Always post pictures if you can ..so others can help.

Welcome to the Forum btw!


----------



## 71985 (Sep 26, 2012)

yes... I was told to use a larger needle on the cast off end.. butthat does not correct the problem.


----------



## ChocPieMom (Feb 8, 2011)

TB said:


> I have knitted several afghans, but they come out uneven on the ends. Cast on and cast off. what can I do to not have this problem.


Using a couple sizes larger needle will let you pull the yarn stitch tighter against the needle and still maintain a "loose" stitch cast on and cast off. I give a tug on the strands both when casting on and off and when slipping the edge stitch purlwise. I've gone as large as use a size 11 on the cast-on edge and then on the next row change to the smaller needle when knitting a baby afghan with size 8 needles!

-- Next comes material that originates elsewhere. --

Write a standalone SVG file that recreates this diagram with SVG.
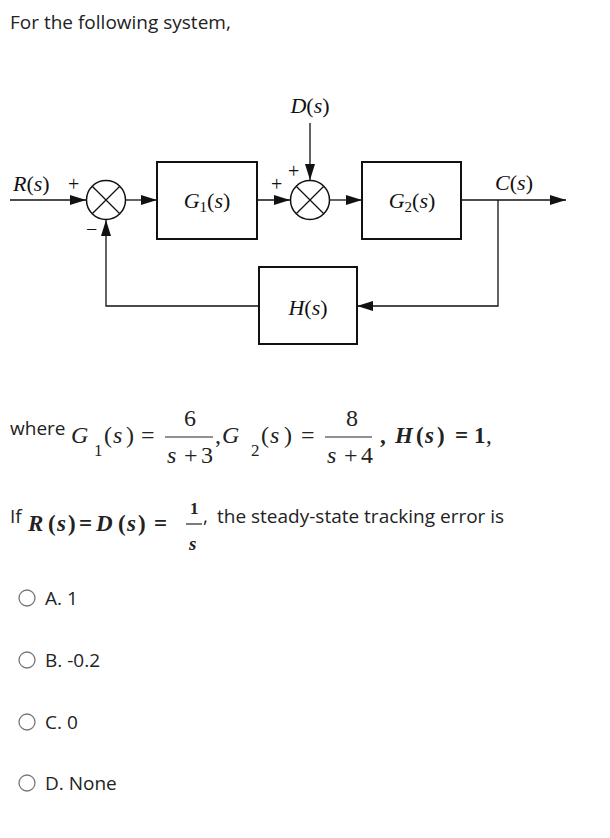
<svg xmlns="http://www.w3.org/2000/svg" width="610" height="838" viewBox="0 0 610 838">
<defs>
<style>
.ui{font-family:"Open Sans","Liberation Sans",sans-serif;font-size:19px;fill:#222}
.dl{font-family:"Liberation Serif","Times New Roman",serif;font-size:22px;fill:#111}
.it{font-style:italic}
.sub{font-size:15px}
.m{font-family:"Liberation Serif","Times New Roman",serif;font-size:24px;fill:#222}
.ms{font-size:17px}
.mb{font-family:"Liberation Serif","Times New Roman",serif;font-size:23px;fill:#222;font-weight:bold}
.sg{font-family:"Liberation Serif","Times New Roman",serif;font-size:20px;fill:#111}
.box{fill:#fff;stroke:#111;stroke-width:2}
.sum{fill:#fff;stroke:#111;stroke-width:1.5}
.wire{fill:none;stroke:#111;stroke-width:1.3}
.radio{fill:#fff;stroke:#777;stroke-width:1.3}
.fl{stroke:#222;stroke-width:1.2}
</style>
<marker id="ah" markerWidth="16" markerHeight="10" refX="16" refY="5" orient="auto" markerUnits="userSpaceOnUse">
<path d="M0,0 L16,5 L0,10 z" fill="#111"/>
</marker>
</defs>
<rect width="610" height="838" fill="#fff"/>

<text class="ui" x="10" y="29">For the following system,</text>

<g id="connectors">
<line class="wire" x1="10" y1="200" x2="86" y2="200" marker-end="url(#ah)"/>
<line class="wire" x1="126" y1="200" x2="157" y2="200" marker-end="url(#ah)"/>
<line class="wire" x1="257" y1="200" x2="290" y2="200" marker-end="url(#ah)"/>
<line class="wire" x1="310" y1="123" x2="310" y2="180" marker-end="url(#ah)"/>
<line class="wire" x1="330" y1="200" x2="362" y2="200" marker-end="url(#ah)"/>
<line class="wire" x1="461" y1="200" x2="566" y2="200" marker-end="url(#ah)"/>
<polyline class="wire" points="498,200 498,306 357,306" marker-end="url(#ah)"/>
<polyline class="wire" points="259,306 106,306 106,220" marker-end="url(#ah)"/>
</g>

<g id="labels">
<text class="dl" x="13" y="191"><tspan class="it">R</tspan>(<tspan class="it">s</tspan>)</text>
<text class="sg" x="68" y="191">+</text>
<text class="sg" x="86" y="236">−</text>
<text class="sg" x="271" y="191">+</text>
<text class="sg" x="288" y="178">+</text>
<text class="dl" x="310" y="113" text-anchor="middle"><tspan class="it">D</tspan>(<tspan class="it">s</tspan>)</text>
<text class="dl" x="514" y="190" text-anchor="middle"><tspan class="it">C</tspan>(<tspan class="it">s</tspan>)</text>
</g>

<g id="sum1">
<circle class="sum" cx="106" cy="200" r="19.5"/>
<path class="wire" d="M92.2,186.2 L119.8,213.8 M119.8,186.2 L92.2,213.8"/>
</g>

<g id="G1">
<rect class="box" x="157" y="162" width="100" height="77"/>
<text class="dl" x="207" y="208" text-anchor="middle"><tspan class="it">G</tspan><tspan class="sub" dy="4">1</tspan><tspan dy="-4">(</tspan><tspan class="it">s</tspan>)</text>
</g>

<g id="sum2">
<circle class="sum" cx="310" cy="200" r="19.5"/>
<path class="wire" d="M296.2,186.2 L323.8,213.8 M323.8,186.2 L296.2,213.8"/>
</g>

<g id="G2">
<rect class="box" x="362" y="162" width="99" height="77"/>
<text class="dl" x="412" y="208" text-anchor="middle"><tspan class="it">G</tspan><tspan class="sub" dy="4">2</tspan><tspan dy="-4">(</tspan><tspan class="it">s</tspan>)</text>
</g>

<g id="H">
<rect class="box" x="259" y="267" width="98" height="77"/>
<text class="dl" x="308" y="315" text-anchor="middle"><tspan class="it">H</tspan>(<tspan class="it">s</tspan>)</text>
</g>

<g id="where-line">
<text class="ui" x="10" y="435">where</text>
<text class="m" y="443"><tspan class="it" x="71">G</tspan><tspan class="ms" x="94" dy="13">1</tspan><tspan x="104" dy="-13">(</tspan><tspan class="it" x="113">s</tspan><tspan x="126">)</tspan><tspan x="141">=</tspan></text>
<line class="fl" x1="165" y1="437" x2="213" y2="437"/>
<text class="m" x="184" y="426">6</text>
<text class="m" y="463"><tspan class="it" x="167">s</tspan><tspan x="184">+</tspan><tspan x="201">3</tspan></text>
<text class="m" y="443"><tspan x="215">,</tspan><tspan class="it" x="222">G</tspan><tspan class="ms" x="251" dy="13">2</tspan><tspan x="261" dy="-13">(</tspan><tspan class="it" x="270">s</tspan><tspan x="284">)</tspan><tspan x="301">=</tspan></text>
<line class="fl" x1="325" y1="437" x2="372" y2="437"/>
<text class="m" x="346" y="426">8</text>
<text class="m" y="463"><tspan class="it" x="327">s</tspan><tspan x="344">+</tspan><tspan x="361">4</tspan></text>
<text class="mb" y="443"><tspan x="380">,</tspan><tspan class="it" x="395">H</tspan><tspan x="416">(</tspan><tspan class="it" x="425">s</tspan><tspan x="437">)</tspan><tspan x="455">=</tspan><tspan x="474">1</tspan><tspan x="486" font-weight="normal">,</tspan></text>
</g>

<g id="if-line">
<text class="ui" x="10" y="523">If</text>
<text class="mb" y="531"><tspan class="it" x="28">R</tspan><tspan x="48">(</tspan><tspan class="it" x="57">s</tspan><tspan x="68">)</tspan><tspan x="79">=</tspan><tspan class="it" x="96">D</tspan><tspan x="118">(</tspan><tspan class="it" x="127">s</tspan><tspan x="138">)</tspan><tspan x="154">=</tspan></text>
<line class="fl" x1="186" y1="524" x2="202" y2="524"/>
<text class="mb" x="190" y="514" style="font-size:17px">1</text>
<text class="mb it" x="189" y="550" style="font-size:19px">s</text>
<text class="ui" x="203" y="523">,</text>
<text class="ui" x="217" y="523">the steady-state tracking error is</text>
</g>

<g id="options">
<circle class="radio" cx="27" cy="598" r="8"/>
<text class="ui" x="45" y="605">A. 1</text>
<circle class="radio" cx="27" cy="660" r="8"/>
<text class="ui" x="45" y="667">B. -0.2</text>
<circle class="radio" cx="27" cy="722" r="8"/>
<text class="ui" x="45" y="729">C. 0</text>
<circle class="radio" cx="27" cy="783" r="8"/>
<text class="ui" x="45" y="790">D. None</text>
</g>
</svg>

Do you increase the stitch count evenly across 10-20 sts after knitting an inch or two of your afghan and then similarly decrease near the end of the afghan. Otherwise the ends will tend to spread out in relation to the rest of the afghan which might make your afghan ends look uneven or ruffled.


----------



## VCenter (Oct 1, 2012)

I am not sure if you have the same problem that I had, but my cast ons were too tight. Which was making one end narrower than the other. I solved the problem with casting on over two needles (two of the size I was going to knit with). I also had to use a larger needle to cast off (only went up one size to cast off).


----------



## 71985 (Sep 26, 2012)

I tried using a larger needle one size larger than the needle I was knitting with to cast on and cast off... It still was wider on the cast off end... very frustrating. I may just try to use ahe same size needle I am knitting with to cast off... hope that will solve my problem


----------



## VCenter (Oct 1, 2012)

TB said:


> I tried using a larger needle one size larger than the needle I was knitting with to cast on and cast off... It still was wider on the cast off end... very frustrating. I may just try to use ahe same size needle I am knitting with to cast off... hope that will solve my problem


Ok, if the problem is your cast off end is wider. Your tension must get looser when you cast off. You could try pulling the yarn tighter after each stitch; or cast off with a smaller needle. Good luck. I know how frustrating it can be to finally finish something and not be happy with it.


----------



## 71985 (Sep 26, 2012)

Yes, my cast off end is wider than my cast on end... any suggestions.


----------



## ChocPieMom (Feb 8, 2011)

TB said:


> Yes, my cast off end is wider than my cast on end... any suggestions.


Rip out 10 rows or a convenient spot that won't show as much, decrease 8% of the stitches evenly across avoiding any border stitches, and then finish the blanket. I do this on all my baby blankets. Another alternative is go to a size smaller needle to finish the last 10 rows or change to the smaller needle at a convenient spot.


----------



## redcaboose1708 (Nov 30, 2012)

HOW wonderful that you are teaching a friend ! I think this is awesome.
For years, I have learned a lot of things from others, believe it or not, my dear M I L taught me how to sew over the phone ( we lived 350 miles away from home while my DH was going to college ! ) When she taught me how to sew, she told me to go get "Jiffy' patterns ( or something with 2-3 pcs. in the pattern, and be prepared to "toss" the first 2-3 things I made. Same thing with knitting or crocheting. I remember making a octogon rug ( crochet) and it was AWFUL.....but my MIL proudly displayed that rug in her kitchen for years ! 
Have a great day.....


----------



## 71985 (Sep 26, 2012)

Yes... the cast off end is too wide...too loose.


----------



## Tammy (Jan 26, 2011)

Hello I had the same problem when I was working on a small blanket it kept expanding on one side LOL I put it aside and started working on other things might let my niece use it as a small doll blanket or something I couldn't figure out either why it was odd looking LOL thanks for the suggestions...


----------



## judygl27 (Dec 15, 2012)

I would like a beginners pattern for socks


----------



## ChocPieMom (Feb 8, 2011)

judygl27 said:


> I would like a beginners pattern for socks


Look at your Private Messages highlighted in yellow at the top of this screen and I'll post a bunch that will show up later today or tomorrow.


----------



## 71985 (Sep 26, 2012)

yes... usually the cast off is wider than the cast on.


----------



## JTM (Nov 18, 2012)

I sometimes have trouble getting a cast on edge to match the bind off edge... Cast on is always tighter than bind off. Solution for that is to use a larger needle for cast on... then a smaller needle for bind off. 
Jane


----------



## JTM (Nov 18, 2012)

judygl27 said:


> I would like a beginners pattern for socks


Free patterns for toe up Magic Loop socks. This is the very first sock pattern I worked...and found it an easy way to learn how to do socks. 
I now always work two at a time...toe up Magic Loop.
http://www.ravelry.com/patterns/library/toe-up-raggi-socks

I now use the heel directions from this pattern all the time.
http://www.ravelry.com/patterns/library/lifestyle-toe-up-socks---no-swatch-needed

Be careful...sock knitting can be addicting. I am working on my 16th pair in the last 12 weeks. 
Jane


----------